The structure has since been demolished.
Warming ocean temperatures and sea level rise can be attributed to greenhouse gas emissions. A Connecticut law, the Global Warming Solutions Act (GWSA), aims to limit these emissions and mitigate the effects of climate change. The GWSA was passed in 2008, aiming for a 10% decrease in 1990 carbon levels by 2020 and an 80% decrease in 2001 levels by 2050.
Approaching 2020, “we were kind of flirting with dipping below the target,” said Charles Rothenberger, the director of Connecticut government relations for Save The Sound, an environmental advocacy group focused on protecting and improving the land, air and water of the Long Island Sound region.
“We didn’t meet [the target] because of our policies; we met it because of the pandemic.”
Rothenberger explained that drastic reductions of transportation emissions that resulted from quarantine and the COVID-19 pandemic allowed the state to approach its 2020 greenhouse gas emissions goals.
Bending the curve
Connecticut passed amendments to the GWSA in 2025, including benchmark goals to reach for the years 2030 and 2040, as well as an additional net zero emissions goal for 2050. However, the state is already falling behind in reaching the 2030 goal of a 45% decrease in 2001 levels.
DEEP reported in the “Connecticut Greenhouse Gas Emissions Inventory” last August that “if emissions were assumed to continue declining at the average rate achieved in the two decades since peaking in 2004, the state would be 40% below 2001 levels by 2030.”
Reduction efforts need to be increased by a factor of 1.6 to reach the 2030 goal, and additional 1.3 to meet a 65% decrease in 2001 levels by 2040, DEEP stated.
“We need a more consistent effort and more effort to bend that curve,” Rothenberger said. “Increasing the pace of our emissions reductions by a factor of 1.6 is doable and achievable.”

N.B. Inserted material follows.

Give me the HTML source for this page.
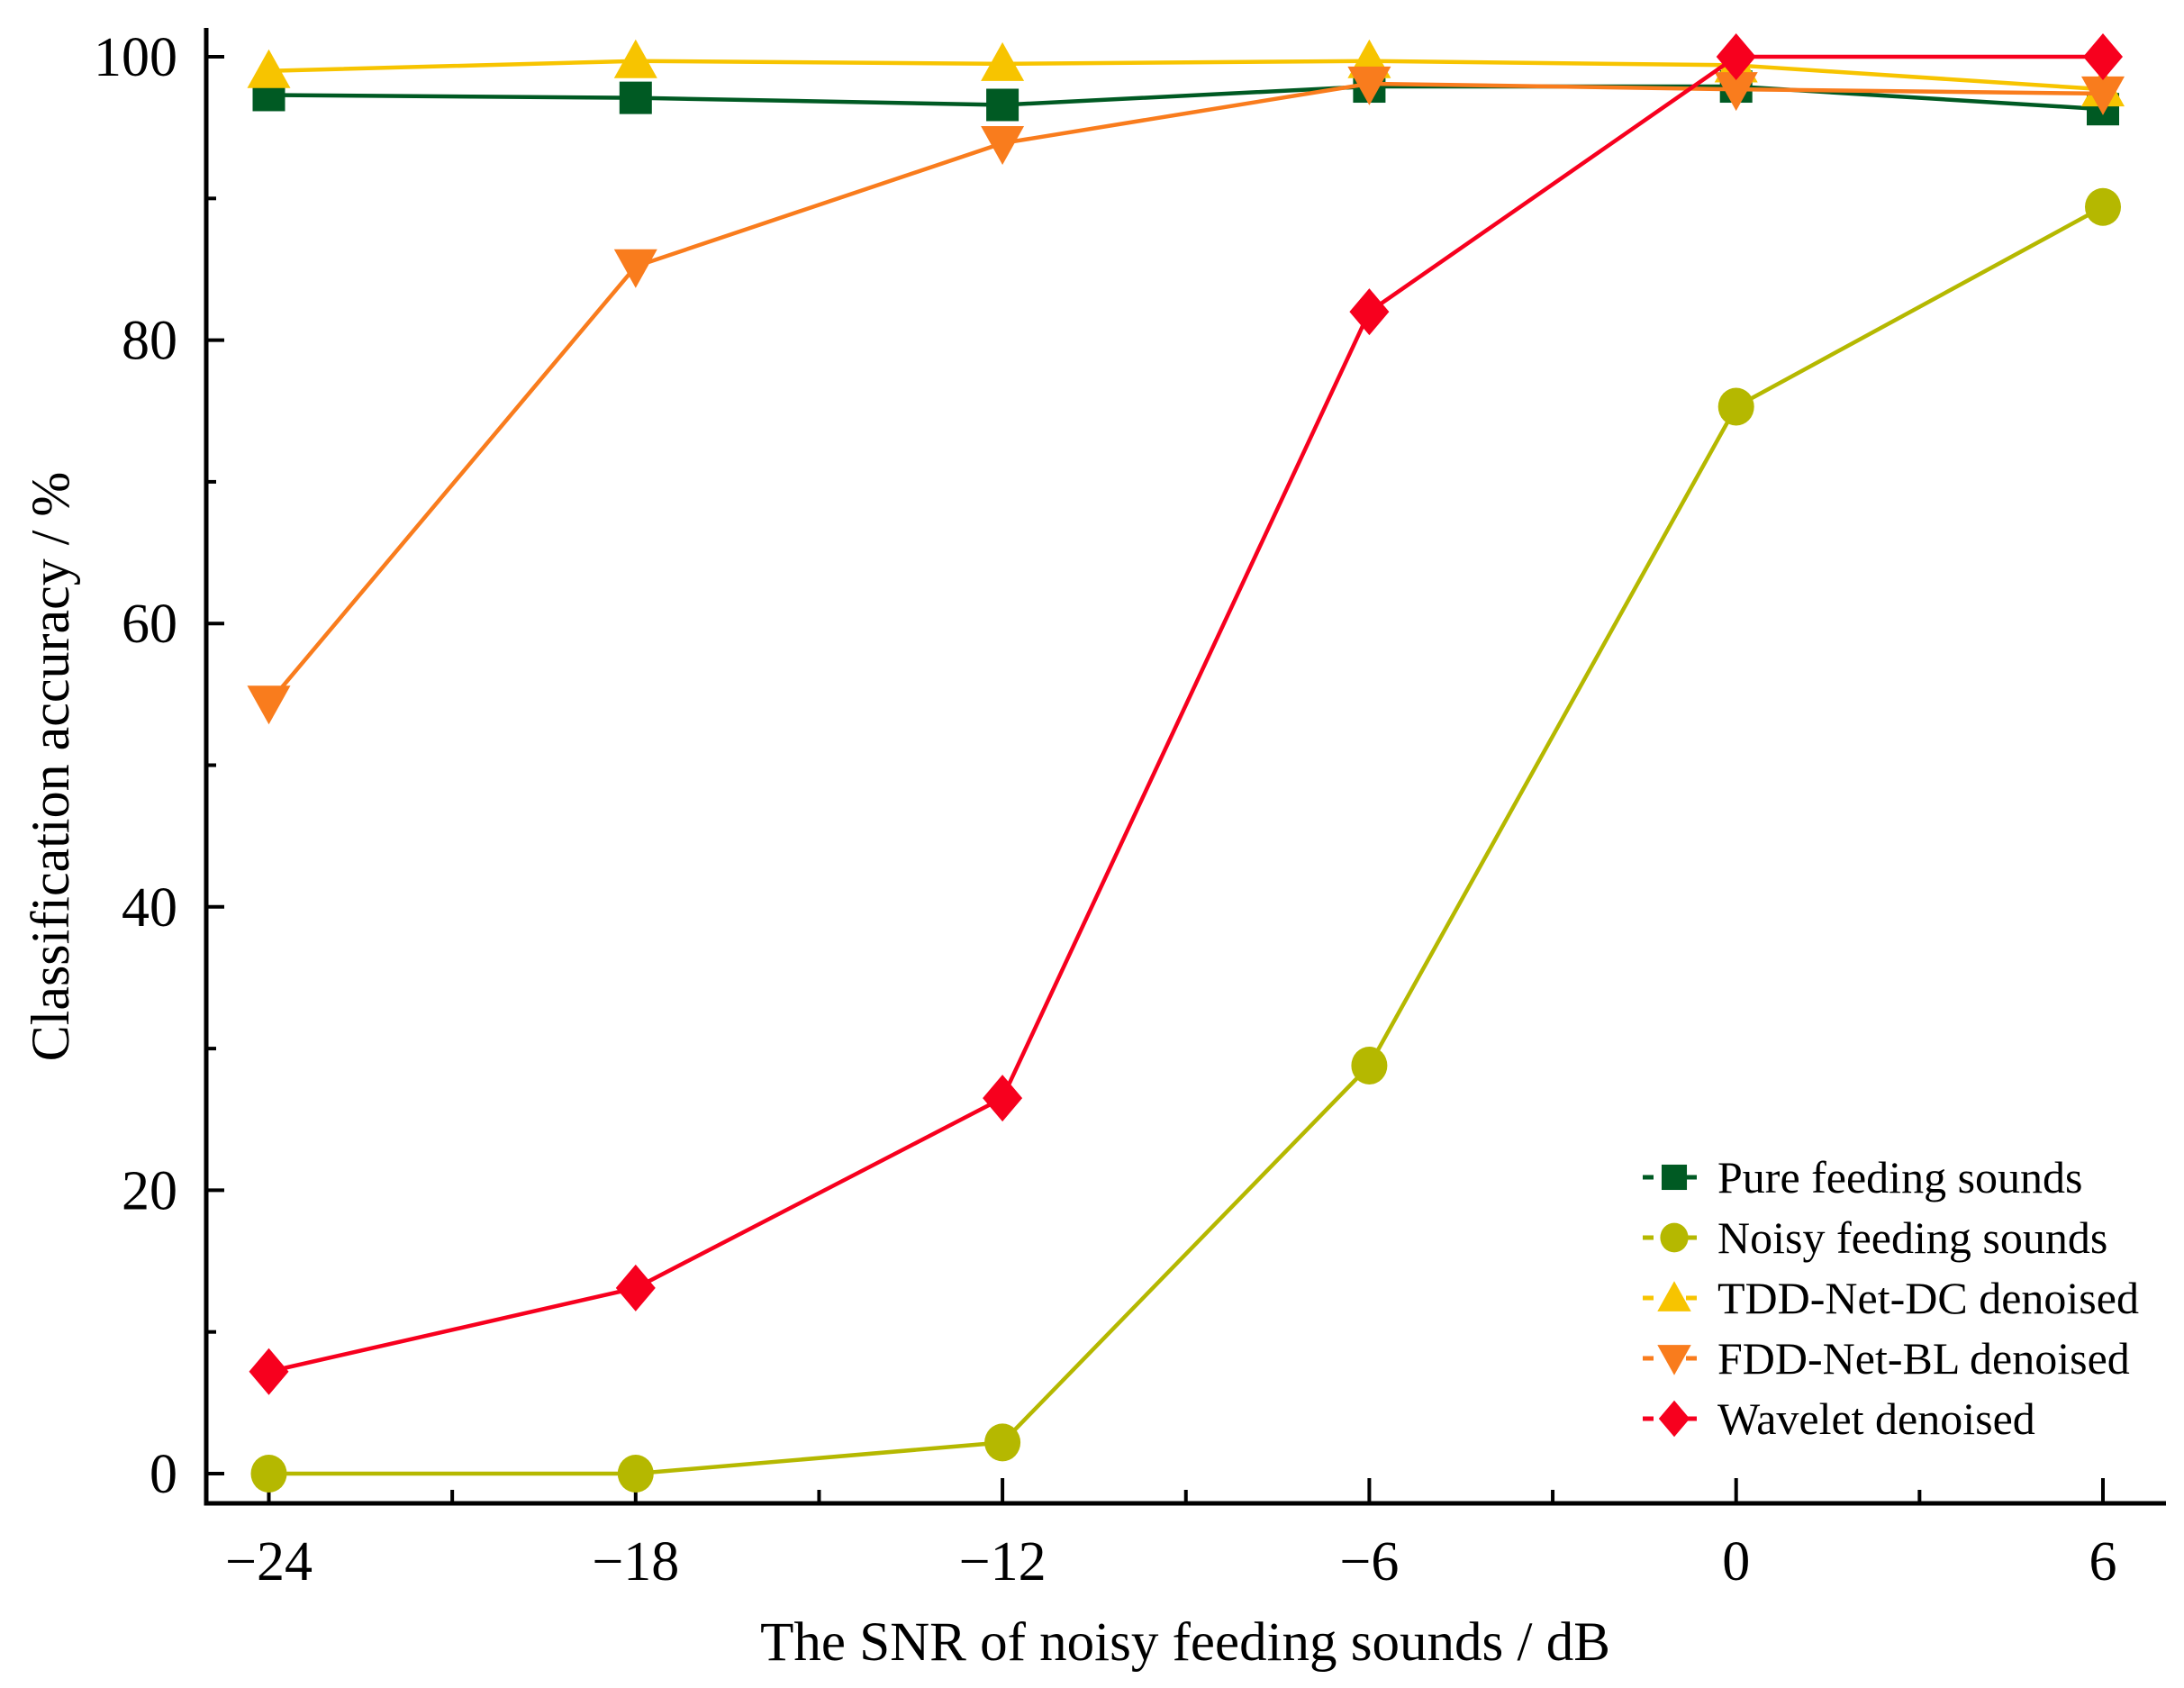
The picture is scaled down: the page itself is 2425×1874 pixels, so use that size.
<!DOCTYPE html>
<html><head><meta charset="utf-8"><style>
html,body{margin:0;padding:0;background:#fff;}
svg{display:block;font-family:"Liberation Serif",serif;}
</style></head><body>
<svg id="chart" width="2425" height="1874" viewBox="0 0 2425 1874" xmlns="http://www.w3.org/2000/svg">
<g id="axes"></g>
<g id="series"></g>
<g id="legend"></g>
<text x="1316" y="1843" font-size="61" text-anchor="middle">The SNR of noisy feeding sounds / dB</text>
<text transform="translate(76,851) rotate(-90)" font-size="60" text-anchor="middle">Classification accuracy / %</text>
</svg>
<script>
const categories = [-24, -18, -12, -6, 0, 6];
const pure = [97.3, 97.1, 96.6, 97.9, 97.9, 96.3];
const noisy = [0, 0, 2.2, 28.8, 75.3, 89.4];
const tdd = [99.0, 99.7, 99.5, 99.7, 99.4, 97.7];
const fdd = [54.4, 85.2, 93.9, 98.1, 97.7, 97.4];
const wavelet = [7.2, 13.1, 26.5, 82.0, 100, 100];
const yTicks = [0, 20, 40, 60, 80, 100];
const xTickLabels = ["\u221224", "\u221218", "\u221212", "\u22126", "0", "6"];
const seriesNames = ["Pure feeding sounds", "Noisy feeding sounds", "TDD-Net-DC denoised", "FDD-Net-BL denoised", "Wavelet denoised"];

const NS = "http://www.w3.org/2000/svg";
const L = 229, R = 2405, B = 1669, T = 31;
function xs(v){ return 298.5 + (v + 24) * (2036.5 / 30); }
function ys(v){ return 1636 - v * 15.73; }
function mk(tag, attrs, parent){ const e = document.createElementNS(NS, tag); for (const k in attrs) e.setAttribute(k, attrs[k]); parent.appendChild(e); return e; }

const axes = document.getElementById('axes');
let e;
e = mk('path', {d:`M${L},${T} L${L},${B} L${R},${B}`, fill:'none', stroke:'#000', 'stroke-width':5}, axes);


for (let v = 0; v <= 100; v += 10) {
  const major = v % 20 === 0;
  e = mk('line', {x1:L, x2:L + (major ? 20 : 11), y1:ys(v), y2:ys(v), stroke:'#000', 'stroke-width':4}, axes);
  
  
}
yTicks.forEach(v => {
  e = mk('text', {x:197, y:ys(v) + 21, 'font-size':62, 'text-anchor':'end'}, axes);
  e.textContent = v;
  
  
});
for (let v = -24; v <= 6; v += 3) {
  const major = v % 6 === 0;
  e = mk('line', {x1:xs(v), x2:xs(v), y1:B, y2:B - (major ? 28 : 15), stroke:'#000', 'stroke-width':4}, axes);
  
  
}
categories.forEach((c, i) => {
  e = mk('text', {x:xs(c), y:1754, 'font-size':62, 'text-anchor':'middle'}, axes);
  e.textContent = xTickLabels[i];
  
  
});

const colors = ['#005a23', '#b5b800', '#f7c400', '#f97c1d', '#f7001e'];
const shapes = ['square', 'circle', 'up', 'down', 'diamond'];
const data = [pure, noisy, tdd, fdd, wavelet];
function marker(shape, cx, cy, color, parent, s){
  s = s || 1;
  if (shape === 'square') return mk('rect', {x:cx-18*s, y:cy-18*s, width:36*s, height:36*s, fill:color}, parent);
  if (shape === 'circle') return mk('ellipse', {cx:cx, cy:cy, rx:20*s, ry:21*s, fill:color}, parent);
  if (shape === 'up') return mk('path', {d:`M${cx},${cy-24*s} L${cx+24*s},${cy+19*s} L${cx-24*s},${cy+19*s}Z`, fill:color}, parent);
  if (shape === 'down') return mk('path', {d:`M${cx},${cy+24*s} L${cx+24*s},${cy-19*s} L${cx-24*s},${cy-19*s}Z`, fill:color}, parent);
  return mk('path', {d:`M${cx},${cy-26*s} L${cx+22*s},${cy} L${cx},${cy+26*s} L${cx-22*s},${cy}Z`, fill:color}, parent);
}
const sg = document.getElementById('series');
data.forEach((vals, si) => {
  const g = mk('g', {}, sg);
  
  
  const pts = vals.map((v, i) => xs(categories[i]) + ',' + ys(v)).join(' ');
  e = mk('polyline', {points:pts, fill:'none', stroke:colors[si], 'stroke-width':4.5}, g);
  
  
  vals.forEach((v, i) => {
    e = marker(shapes[si], xs(categories[i]), ys(v), colors[si], g);
    
    
  });
});

const lg = document.getElementById('legend');
seriesNames.forEach((n, i) => {
  const y = 1307 + i * 67;
  const g = mk('g', {}, lg);
  
  
  mk('line', {x1:1824, x2:1836, y1:y, y2:y, stroke:colors[i], 'stroke-width':5}, g);
  mk('line', {x1:1872, x2:1884, y1:y, y2:y, stroke:colors[i], 'stroke-width':5}, g);
  marker(shapes[i], 1859, y, colors[i], g, 0.78);
  e = mk('text', {x:1907, y:y + 17, 'font-size':50}, g);
  e.textContent = n;
  
  
});
</script>
</body></html>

Milford residents continue to face threats posed by storms and coastal flooding each hurricane season, causing many residents, like Covaleski and Digris to elevate their homes.

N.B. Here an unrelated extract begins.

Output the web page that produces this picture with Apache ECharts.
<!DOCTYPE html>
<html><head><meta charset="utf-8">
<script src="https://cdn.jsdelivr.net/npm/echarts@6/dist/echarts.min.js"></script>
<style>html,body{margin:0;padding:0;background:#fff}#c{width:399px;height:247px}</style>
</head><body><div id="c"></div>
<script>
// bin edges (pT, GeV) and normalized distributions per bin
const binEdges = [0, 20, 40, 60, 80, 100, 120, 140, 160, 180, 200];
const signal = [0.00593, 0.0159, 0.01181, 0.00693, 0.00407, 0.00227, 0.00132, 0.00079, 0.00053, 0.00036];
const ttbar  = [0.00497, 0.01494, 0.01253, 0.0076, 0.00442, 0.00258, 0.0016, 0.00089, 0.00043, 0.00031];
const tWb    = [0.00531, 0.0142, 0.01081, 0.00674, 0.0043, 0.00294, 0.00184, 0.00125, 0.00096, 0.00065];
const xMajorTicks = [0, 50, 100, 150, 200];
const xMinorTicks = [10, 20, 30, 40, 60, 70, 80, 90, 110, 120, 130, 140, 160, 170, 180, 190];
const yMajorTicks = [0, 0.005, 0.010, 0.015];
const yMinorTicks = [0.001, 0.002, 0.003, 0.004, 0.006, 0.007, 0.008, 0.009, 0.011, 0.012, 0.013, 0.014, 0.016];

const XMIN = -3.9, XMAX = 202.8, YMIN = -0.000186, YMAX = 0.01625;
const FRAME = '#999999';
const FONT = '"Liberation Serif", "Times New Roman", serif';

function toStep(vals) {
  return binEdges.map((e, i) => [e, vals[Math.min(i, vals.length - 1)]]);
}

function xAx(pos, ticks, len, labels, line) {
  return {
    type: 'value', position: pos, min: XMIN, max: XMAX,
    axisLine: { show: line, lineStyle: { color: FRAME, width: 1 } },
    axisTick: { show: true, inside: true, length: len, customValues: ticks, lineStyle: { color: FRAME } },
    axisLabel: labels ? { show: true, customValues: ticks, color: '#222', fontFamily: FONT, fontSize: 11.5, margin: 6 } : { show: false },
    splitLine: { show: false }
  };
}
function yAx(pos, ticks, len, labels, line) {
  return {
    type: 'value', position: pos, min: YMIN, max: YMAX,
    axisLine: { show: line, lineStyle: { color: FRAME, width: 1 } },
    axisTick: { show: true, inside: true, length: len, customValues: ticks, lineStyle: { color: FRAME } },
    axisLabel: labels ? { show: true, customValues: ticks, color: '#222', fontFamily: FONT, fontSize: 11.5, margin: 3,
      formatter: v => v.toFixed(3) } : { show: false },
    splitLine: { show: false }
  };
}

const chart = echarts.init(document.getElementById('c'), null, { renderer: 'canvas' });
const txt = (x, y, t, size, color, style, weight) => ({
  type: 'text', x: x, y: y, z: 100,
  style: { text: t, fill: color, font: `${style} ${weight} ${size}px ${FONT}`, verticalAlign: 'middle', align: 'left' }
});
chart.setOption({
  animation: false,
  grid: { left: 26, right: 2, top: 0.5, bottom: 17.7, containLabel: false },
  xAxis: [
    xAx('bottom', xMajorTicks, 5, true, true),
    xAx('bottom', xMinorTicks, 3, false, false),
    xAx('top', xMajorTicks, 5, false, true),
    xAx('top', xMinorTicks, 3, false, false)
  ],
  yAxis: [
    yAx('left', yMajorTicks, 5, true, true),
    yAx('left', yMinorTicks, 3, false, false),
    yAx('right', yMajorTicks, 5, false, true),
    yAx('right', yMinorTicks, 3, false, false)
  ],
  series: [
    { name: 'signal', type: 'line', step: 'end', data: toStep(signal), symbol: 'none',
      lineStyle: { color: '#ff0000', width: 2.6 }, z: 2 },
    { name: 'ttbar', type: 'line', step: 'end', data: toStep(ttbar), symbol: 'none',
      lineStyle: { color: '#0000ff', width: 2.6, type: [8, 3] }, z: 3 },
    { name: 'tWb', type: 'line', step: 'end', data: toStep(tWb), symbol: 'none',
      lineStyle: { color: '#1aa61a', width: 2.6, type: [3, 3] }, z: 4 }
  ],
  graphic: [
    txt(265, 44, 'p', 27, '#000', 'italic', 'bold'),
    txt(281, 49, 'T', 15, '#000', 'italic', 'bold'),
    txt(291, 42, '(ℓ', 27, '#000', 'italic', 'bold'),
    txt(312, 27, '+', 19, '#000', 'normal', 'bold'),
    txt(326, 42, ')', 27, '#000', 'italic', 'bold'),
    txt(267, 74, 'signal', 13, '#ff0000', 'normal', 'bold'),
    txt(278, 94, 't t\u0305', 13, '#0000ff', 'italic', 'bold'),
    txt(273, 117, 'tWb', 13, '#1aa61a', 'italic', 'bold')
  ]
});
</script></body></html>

In the years since Irene and Sandy, “a tremendous amount” of shoreline houses have been elevated against future floods, said Clay Markham, the owner of High Caliber Contracting in Milford, which elevated Covaleski and Digris’ home. “Twenty-five years ago, it was kind of an oddity to see a house that was way up in the air compared to the other houses around.”
To reduce the impacts of global warming, like the ones present on the Connecticut coastline, Save the Sound suggests that shifts towards renewable energy and carbon reductions in the transportation industry are key for lowering greenhouse gas emissions and reaching future GWSA benchmarks.
“Climate change is changing the physical and chemical composition of our oceans and our water bodies,” Rothenberger said. “We have a lot of people and a lot of infrastructure that lie right along Long Island Sound.”
Rothenberger said that dealing with the effects of climate change along the Sound is going to be very expensive but that investing in making buildings and the coast able to withstand the changes is “appropriate and a commonsense way to help reduce the costs we will eventually be on the hook for dealing with.”
Milford created a Hazardous Weather Action Plan for 2024-2029, and the National Weather Service designated the city as “StormReady” as part of a program that recognizes communities with high levels of severe weather preparedness.
Residents like Covaleski also remain prepared for future storms.
“We still have lifejackets under the bed,” Covaleski admitted with laughter.
Maleena Muzio is studying journalism at the University of Connecticut. This story is republished via CT Community News, a service of the Connecticut Student Journalism Collaborative, an organization sponsored by journalism departments at college and university campuses across the state.